Costco Wholesale Corporation (NASDAQ:COST) reported its latest quarterly earnings results after the bell Wednesday.
The retailer announced net income of $701 million, or $1.59 per diluted share. The figure received a benefit from the recent changes in the U.S. tax code that propelled the figure higher than expected.
Costco earned more than it did a year ago, when it brought in $515 million, or $1.17 per share, while also topping the $1.46 per share that analysts were calling for, according to data compiled by Thomson Reuters. Both of these figures exclude special items.
The company reported revenue of $32.99 billion for the quarter, marking a 10.8% surge compared to the $29.77 billion it brought in during the year-ago quarter. Costco’s comparable sales were higher by 8.4% across the company, or 5.4% when removing the effects of gas, inflation and foreign exchange.
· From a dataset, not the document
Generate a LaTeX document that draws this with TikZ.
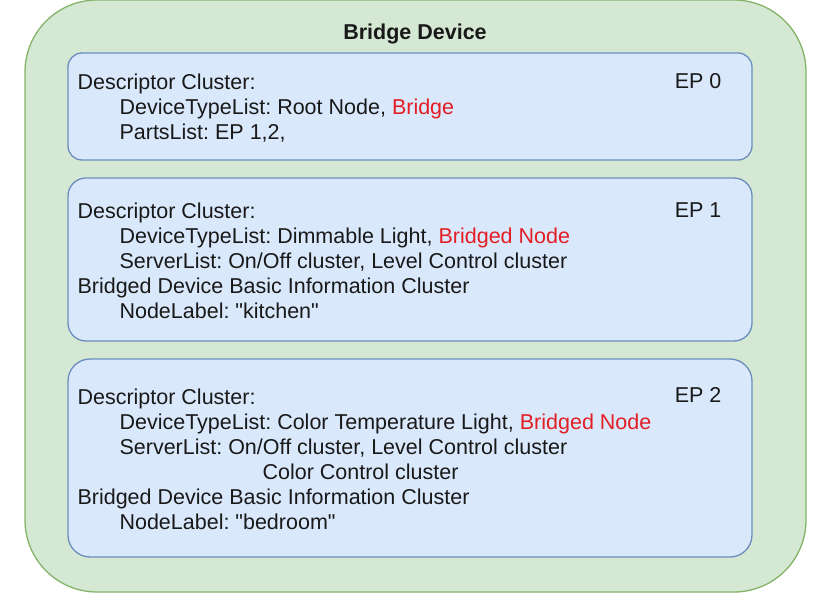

The figure was below analysts’ expectations of a comparable sales gain of 7.1%. Part of the retailer’s continuing success comes from the fact that it’s stuck to its guns of being a membership-based warehouse chain that offers everything from toilet paper to cellphones.
However, Costco still has a long way to go as many of its competitors have been seeking to improve the consumer experience by offering more online shopping options and by adding more delivery options, while also slashing prices to keep up with changing market trends..
COST stock declined nearly 1% after the bell Wednesday.